START INFORMATION PROVIDED
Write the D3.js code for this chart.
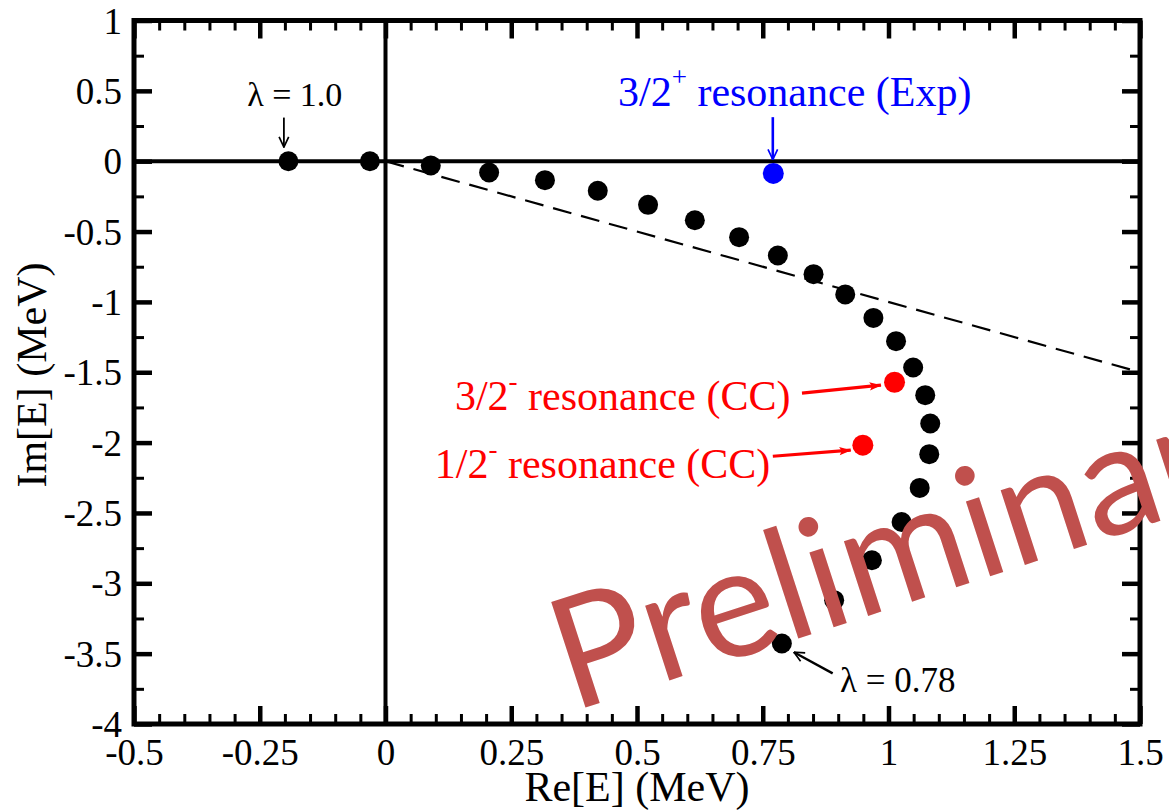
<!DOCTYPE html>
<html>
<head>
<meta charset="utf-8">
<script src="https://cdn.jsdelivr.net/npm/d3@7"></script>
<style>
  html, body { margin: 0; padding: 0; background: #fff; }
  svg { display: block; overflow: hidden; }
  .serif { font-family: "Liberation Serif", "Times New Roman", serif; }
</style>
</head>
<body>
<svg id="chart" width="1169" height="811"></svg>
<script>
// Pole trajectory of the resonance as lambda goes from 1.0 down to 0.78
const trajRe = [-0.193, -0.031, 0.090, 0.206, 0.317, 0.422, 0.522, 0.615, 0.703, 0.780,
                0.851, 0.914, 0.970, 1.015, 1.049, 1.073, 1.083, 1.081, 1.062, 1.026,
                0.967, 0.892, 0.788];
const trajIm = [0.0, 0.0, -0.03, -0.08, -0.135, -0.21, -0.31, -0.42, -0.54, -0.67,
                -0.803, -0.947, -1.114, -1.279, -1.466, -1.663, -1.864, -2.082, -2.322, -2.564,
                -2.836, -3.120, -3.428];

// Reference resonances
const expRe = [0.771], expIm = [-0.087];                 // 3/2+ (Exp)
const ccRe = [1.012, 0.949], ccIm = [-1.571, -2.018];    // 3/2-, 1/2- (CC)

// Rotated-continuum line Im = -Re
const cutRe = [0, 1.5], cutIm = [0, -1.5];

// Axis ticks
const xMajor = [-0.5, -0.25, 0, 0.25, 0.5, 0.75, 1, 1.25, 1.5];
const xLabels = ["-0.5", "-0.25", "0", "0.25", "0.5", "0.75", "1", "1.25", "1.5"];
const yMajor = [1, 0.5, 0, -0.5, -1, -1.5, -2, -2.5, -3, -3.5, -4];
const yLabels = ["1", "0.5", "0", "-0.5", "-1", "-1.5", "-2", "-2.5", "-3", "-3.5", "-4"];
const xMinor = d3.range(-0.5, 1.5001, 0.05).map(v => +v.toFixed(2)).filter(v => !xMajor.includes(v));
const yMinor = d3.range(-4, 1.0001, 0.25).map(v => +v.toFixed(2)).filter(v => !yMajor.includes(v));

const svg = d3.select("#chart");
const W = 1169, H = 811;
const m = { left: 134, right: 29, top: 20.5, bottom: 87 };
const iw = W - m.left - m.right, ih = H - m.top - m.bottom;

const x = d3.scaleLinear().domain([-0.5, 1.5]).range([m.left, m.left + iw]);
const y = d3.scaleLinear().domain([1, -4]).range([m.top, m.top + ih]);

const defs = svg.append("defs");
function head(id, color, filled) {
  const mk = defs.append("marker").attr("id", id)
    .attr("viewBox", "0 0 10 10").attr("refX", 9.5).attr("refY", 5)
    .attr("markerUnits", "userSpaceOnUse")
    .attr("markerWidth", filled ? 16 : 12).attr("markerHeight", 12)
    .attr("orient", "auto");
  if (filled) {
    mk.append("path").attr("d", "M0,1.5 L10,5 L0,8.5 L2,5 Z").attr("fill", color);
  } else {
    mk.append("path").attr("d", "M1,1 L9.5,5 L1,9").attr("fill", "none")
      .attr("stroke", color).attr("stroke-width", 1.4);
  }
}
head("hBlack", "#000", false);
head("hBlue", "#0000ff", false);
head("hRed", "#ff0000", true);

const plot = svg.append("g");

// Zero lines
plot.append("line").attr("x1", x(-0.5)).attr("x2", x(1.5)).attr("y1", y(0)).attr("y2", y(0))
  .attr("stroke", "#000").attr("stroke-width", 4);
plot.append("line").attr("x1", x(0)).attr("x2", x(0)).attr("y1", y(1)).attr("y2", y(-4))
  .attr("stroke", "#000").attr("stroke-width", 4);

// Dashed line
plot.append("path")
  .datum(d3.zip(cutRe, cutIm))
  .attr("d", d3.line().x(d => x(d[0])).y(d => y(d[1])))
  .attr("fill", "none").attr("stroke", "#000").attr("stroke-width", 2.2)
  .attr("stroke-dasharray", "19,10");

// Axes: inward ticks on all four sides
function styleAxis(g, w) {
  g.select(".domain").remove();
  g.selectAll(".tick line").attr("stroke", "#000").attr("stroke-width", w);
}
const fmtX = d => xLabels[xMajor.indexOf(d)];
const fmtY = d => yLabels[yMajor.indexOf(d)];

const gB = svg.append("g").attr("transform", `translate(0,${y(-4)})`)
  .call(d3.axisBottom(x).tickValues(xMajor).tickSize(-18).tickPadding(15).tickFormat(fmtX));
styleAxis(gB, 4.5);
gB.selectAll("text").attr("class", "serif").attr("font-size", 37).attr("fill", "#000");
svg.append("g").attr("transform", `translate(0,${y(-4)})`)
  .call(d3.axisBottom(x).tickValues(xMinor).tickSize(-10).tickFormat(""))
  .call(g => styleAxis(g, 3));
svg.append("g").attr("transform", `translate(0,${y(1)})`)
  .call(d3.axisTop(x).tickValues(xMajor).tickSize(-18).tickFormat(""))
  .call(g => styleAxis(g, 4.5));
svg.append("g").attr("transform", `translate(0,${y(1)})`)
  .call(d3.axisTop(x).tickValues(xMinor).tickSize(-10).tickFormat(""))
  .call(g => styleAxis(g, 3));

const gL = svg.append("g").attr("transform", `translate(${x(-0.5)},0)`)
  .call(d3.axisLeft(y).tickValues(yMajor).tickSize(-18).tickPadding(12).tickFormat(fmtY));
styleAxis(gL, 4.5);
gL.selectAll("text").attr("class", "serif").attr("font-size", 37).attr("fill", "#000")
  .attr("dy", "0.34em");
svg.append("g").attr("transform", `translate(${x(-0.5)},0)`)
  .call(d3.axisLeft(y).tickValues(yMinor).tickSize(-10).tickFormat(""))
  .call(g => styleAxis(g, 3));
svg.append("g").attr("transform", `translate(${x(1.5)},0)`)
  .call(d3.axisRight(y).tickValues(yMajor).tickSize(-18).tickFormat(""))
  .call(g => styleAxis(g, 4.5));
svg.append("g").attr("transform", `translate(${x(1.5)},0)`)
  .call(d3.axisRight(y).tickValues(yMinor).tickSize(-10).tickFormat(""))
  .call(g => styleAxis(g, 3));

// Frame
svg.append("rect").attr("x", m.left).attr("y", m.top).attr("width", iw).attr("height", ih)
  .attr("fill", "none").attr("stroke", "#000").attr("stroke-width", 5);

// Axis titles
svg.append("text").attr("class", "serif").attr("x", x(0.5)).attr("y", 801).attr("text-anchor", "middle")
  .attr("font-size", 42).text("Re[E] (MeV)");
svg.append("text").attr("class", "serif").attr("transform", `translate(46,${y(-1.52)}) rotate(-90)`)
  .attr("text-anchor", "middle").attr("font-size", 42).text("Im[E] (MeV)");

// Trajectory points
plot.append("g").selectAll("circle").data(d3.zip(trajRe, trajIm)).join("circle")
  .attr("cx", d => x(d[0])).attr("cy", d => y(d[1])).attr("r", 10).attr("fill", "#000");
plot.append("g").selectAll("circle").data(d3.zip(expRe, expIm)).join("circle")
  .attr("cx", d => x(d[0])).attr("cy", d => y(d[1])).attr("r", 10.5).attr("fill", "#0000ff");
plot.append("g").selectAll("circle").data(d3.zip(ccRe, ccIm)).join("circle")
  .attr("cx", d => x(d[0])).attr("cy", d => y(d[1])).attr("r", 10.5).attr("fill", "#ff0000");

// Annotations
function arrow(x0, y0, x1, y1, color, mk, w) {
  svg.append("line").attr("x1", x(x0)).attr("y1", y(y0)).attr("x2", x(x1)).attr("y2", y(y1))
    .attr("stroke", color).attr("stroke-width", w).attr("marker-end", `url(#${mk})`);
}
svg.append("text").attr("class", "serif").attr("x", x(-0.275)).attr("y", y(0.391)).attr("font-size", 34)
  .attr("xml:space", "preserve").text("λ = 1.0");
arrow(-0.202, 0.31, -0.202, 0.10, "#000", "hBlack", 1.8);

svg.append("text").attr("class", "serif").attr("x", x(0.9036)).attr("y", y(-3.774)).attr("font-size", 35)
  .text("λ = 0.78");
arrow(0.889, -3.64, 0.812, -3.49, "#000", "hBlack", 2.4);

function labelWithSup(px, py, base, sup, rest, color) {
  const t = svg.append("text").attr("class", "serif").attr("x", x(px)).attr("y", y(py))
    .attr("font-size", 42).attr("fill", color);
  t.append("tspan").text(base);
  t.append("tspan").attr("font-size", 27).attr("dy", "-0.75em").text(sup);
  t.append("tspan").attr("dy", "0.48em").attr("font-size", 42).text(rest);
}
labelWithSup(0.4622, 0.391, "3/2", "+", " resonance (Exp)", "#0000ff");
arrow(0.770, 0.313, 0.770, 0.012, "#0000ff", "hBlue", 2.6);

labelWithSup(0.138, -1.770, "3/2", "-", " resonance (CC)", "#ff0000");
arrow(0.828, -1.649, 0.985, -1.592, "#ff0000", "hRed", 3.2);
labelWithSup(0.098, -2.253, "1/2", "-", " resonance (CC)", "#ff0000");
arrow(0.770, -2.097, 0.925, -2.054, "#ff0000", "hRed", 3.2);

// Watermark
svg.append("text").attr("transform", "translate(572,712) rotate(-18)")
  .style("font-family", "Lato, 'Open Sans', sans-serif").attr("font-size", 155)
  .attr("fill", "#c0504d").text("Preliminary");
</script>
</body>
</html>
END INFORMATION PROVIDED
Repeat the listing above from its first line through the line that contains "-2.836, -3.120, -3.428];", both included, and nothing more. Drop the pictures.

Write the D3.js code for this chart.
<!DOCTYPE html>
<html>
<head>
<meta charset="utf-8">
<script src="https://cdn.jsdelivr.net/npm/d3@7"></script>
<style>
  html, body { margin: 0; padding: 0; background: #fff; }
  svg { display: block; overflow: hidden; }
  .serif { font-family: "Liberation Serif", "Times New Roman", serif; }
</style>
</head>
<body>
<svg id="chart" width="1169" height="811"></svg>
<script>
// Pole trajectory of the resonance as lambda goes from 1.0 down to 0.78
const trajRe = [-0.193, -0.031, 0.090, 0.206, 0.317, 0.422, 0.522, 0.615, 0.703, 0.780,
                0.851, 0.914, 0.970, 1.015, 1.049, 1.073, 1.083, 1.081, 1.062, 1.026,
                0.967, 0.892, 0.788];
const trajIm = [0.0, 0.0, -0.03, -0.08, -0.135, -0.21, -0.31, -0.42, -0.54, -0.67,
                -0.803, -0.947, -1.114, -1.279, -1.466, -1.663, -1.864, -2.082, -2.322, -2.564,
                -2.836, -3.120, -3.428];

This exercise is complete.